> Aim of the task:
Check every line of the entries for "this", and copy the lines that hold it.

> Given records:
** start **

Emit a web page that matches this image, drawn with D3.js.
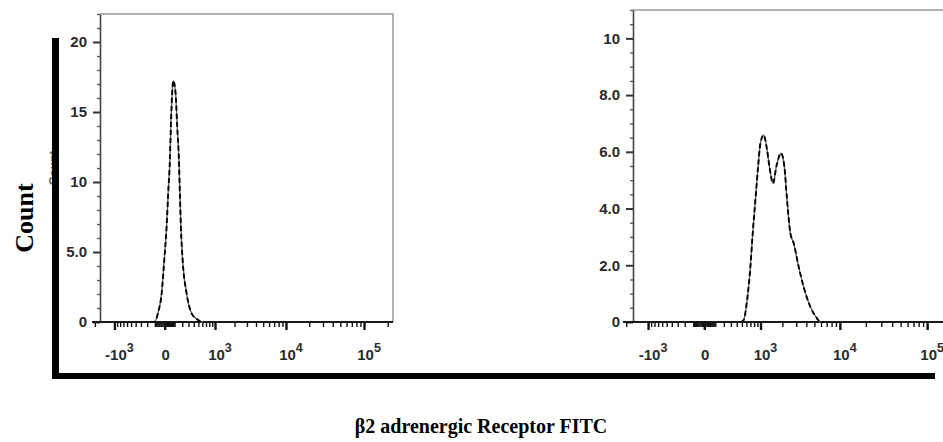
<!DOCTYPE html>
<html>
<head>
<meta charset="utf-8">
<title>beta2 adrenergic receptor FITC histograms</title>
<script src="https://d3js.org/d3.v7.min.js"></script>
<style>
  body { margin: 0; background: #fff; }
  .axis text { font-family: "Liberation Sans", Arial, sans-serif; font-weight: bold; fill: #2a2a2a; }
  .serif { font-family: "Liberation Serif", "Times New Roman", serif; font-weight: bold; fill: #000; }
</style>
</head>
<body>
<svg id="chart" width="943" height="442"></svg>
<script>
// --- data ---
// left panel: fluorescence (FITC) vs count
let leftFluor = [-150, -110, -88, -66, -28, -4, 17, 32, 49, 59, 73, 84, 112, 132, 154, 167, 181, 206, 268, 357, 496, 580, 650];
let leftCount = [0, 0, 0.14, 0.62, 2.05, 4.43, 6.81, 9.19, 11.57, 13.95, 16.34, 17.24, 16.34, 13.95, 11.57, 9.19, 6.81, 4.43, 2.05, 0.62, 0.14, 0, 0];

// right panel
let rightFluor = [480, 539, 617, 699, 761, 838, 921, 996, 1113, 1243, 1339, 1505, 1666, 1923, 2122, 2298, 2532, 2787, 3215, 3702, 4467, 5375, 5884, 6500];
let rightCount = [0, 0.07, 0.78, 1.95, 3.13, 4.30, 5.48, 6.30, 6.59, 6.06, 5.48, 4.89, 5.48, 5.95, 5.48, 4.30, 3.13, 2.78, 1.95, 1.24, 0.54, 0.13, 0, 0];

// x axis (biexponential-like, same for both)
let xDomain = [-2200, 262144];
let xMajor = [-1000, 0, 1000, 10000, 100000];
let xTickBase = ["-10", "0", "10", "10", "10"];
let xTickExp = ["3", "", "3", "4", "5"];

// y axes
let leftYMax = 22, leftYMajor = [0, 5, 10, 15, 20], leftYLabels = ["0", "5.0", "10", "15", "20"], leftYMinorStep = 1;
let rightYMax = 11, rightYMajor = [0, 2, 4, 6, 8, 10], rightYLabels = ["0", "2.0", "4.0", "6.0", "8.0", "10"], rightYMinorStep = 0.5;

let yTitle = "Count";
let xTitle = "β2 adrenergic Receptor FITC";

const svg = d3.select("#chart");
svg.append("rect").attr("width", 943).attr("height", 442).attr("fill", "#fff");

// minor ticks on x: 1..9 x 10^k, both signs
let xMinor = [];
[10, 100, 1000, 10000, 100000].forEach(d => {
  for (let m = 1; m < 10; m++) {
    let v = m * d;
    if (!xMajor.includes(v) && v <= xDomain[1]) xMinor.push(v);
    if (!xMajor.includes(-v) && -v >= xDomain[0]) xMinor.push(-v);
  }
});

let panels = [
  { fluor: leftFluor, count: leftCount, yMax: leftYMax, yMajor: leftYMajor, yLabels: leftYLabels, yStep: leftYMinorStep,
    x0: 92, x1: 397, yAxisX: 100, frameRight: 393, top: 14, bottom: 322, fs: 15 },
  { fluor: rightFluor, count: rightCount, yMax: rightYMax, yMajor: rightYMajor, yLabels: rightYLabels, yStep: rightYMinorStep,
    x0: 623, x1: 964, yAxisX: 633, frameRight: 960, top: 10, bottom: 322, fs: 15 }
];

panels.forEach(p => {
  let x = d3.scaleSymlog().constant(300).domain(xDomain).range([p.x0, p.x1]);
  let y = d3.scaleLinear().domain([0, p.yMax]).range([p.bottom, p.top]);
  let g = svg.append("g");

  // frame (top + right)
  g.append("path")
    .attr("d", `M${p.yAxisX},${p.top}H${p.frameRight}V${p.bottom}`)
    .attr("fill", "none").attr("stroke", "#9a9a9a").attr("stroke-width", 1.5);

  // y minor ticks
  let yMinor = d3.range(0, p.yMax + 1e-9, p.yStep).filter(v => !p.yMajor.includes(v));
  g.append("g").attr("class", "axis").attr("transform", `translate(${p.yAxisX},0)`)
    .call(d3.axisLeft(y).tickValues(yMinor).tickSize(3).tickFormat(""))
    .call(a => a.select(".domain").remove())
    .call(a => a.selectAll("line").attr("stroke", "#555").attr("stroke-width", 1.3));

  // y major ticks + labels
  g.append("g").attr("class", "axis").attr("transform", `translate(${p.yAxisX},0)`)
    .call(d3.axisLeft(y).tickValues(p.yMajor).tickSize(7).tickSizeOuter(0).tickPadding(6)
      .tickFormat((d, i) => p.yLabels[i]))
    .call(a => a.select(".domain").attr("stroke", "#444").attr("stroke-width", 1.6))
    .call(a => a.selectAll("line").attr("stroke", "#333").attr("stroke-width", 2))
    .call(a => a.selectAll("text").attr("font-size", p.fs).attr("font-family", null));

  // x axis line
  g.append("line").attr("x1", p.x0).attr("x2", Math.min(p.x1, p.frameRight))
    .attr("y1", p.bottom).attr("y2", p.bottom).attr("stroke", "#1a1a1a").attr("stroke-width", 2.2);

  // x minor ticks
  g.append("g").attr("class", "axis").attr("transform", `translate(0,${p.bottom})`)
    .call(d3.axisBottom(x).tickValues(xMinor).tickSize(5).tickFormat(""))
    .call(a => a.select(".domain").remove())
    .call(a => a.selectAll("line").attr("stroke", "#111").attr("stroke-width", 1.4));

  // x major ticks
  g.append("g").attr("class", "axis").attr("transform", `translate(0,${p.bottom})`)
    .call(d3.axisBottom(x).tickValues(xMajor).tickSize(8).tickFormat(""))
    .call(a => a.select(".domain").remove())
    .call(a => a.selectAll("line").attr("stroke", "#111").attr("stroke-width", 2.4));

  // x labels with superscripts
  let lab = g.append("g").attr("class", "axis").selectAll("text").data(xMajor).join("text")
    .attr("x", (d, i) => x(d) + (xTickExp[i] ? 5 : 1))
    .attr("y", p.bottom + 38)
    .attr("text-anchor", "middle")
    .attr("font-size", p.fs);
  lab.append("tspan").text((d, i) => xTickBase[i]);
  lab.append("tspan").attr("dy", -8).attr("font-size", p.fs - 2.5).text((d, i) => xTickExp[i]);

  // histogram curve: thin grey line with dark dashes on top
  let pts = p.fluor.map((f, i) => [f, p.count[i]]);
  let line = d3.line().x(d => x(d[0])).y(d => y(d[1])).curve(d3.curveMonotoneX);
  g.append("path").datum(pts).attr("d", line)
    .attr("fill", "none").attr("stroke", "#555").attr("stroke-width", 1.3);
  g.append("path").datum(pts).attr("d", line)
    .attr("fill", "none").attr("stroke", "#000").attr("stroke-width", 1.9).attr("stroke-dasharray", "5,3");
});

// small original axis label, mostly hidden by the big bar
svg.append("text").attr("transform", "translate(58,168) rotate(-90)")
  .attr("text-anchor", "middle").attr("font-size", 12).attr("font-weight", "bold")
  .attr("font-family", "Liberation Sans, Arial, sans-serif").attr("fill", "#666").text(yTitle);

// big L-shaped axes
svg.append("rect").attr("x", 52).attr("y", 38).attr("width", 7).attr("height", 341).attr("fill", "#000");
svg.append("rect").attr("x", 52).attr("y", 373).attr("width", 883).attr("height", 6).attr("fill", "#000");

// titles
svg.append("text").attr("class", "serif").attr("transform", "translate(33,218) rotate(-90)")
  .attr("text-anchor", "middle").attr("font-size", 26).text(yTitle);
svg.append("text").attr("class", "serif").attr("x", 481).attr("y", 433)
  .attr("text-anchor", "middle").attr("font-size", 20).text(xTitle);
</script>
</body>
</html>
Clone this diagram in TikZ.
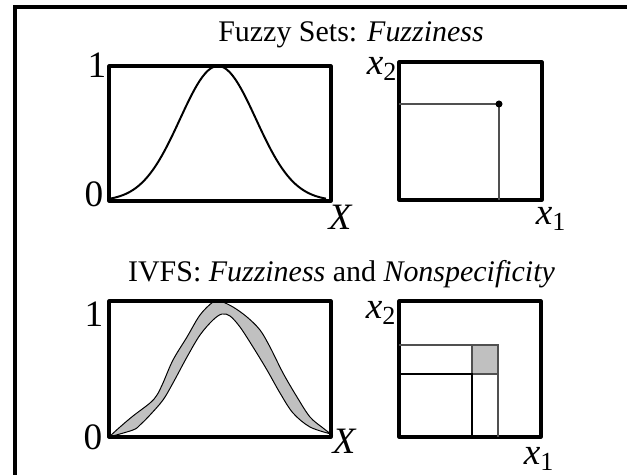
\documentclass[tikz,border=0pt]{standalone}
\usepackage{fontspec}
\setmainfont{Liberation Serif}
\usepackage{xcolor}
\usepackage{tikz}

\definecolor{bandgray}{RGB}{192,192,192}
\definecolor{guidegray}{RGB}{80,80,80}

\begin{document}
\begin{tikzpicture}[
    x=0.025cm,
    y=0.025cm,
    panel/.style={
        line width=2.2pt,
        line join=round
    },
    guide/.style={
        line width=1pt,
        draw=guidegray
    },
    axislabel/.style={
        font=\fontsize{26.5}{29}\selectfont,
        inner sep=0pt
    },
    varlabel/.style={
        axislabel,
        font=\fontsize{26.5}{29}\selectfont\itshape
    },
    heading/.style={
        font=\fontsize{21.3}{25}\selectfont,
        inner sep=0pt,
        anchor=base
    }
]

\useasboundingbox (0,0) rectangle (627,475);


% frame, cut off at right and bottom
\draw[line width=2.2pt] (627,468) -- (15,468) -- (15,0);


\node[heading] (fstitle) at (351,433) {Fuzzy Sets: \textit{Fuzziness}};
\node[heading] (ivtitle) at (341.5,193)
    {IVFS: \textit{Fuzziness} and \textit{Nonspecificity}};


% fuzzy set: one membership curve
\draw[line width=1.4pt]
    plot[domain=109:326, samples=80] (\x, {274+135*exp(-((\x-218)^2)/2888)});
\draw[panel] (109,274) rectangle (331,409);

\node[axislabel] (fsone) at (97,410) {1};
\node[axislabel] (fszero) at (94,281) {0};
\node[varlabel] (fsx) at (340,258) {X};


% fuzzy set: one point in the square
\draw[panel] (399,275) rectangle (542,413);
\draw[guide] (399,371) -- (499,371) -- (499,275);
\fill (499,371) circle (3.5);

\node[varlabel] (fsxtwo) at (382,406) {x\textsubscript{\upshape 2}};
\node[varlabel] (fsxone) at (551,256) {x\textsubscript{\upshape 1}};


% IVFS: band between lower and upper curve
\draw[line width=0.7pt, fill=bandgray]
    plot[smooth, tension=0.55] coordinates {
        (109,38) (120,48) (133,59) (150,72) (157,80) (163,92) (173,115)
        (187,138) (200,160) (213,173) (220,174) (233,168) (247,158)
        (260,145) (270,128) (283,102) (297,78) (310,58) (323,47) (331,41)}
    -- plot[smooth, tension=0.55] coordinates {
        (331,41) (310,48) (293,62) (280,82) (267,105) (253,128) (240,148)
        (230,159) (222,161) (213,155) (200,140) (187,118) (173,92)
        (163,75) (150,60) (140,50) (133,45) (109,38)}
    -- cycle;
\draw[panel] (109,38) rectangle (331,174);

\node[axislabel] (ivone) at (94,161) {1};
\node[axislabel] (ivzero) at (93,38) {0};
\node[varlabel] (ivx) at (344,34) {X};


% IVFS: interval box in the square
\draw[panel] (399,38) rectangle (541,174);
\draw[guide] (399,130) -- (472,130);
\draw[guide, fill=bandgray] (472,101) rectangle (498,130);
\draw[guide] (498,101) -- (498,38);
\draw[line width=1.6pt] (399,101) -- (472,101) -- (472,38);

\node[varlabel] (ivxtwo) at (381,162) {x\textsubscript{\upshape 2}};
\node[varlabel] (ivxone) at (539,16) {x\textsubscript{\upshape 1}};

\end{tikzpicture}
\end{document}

** end **

> Task output:
Emit a web page that matches this image, drawn with D3.js.
Clone this diagram in TikZ.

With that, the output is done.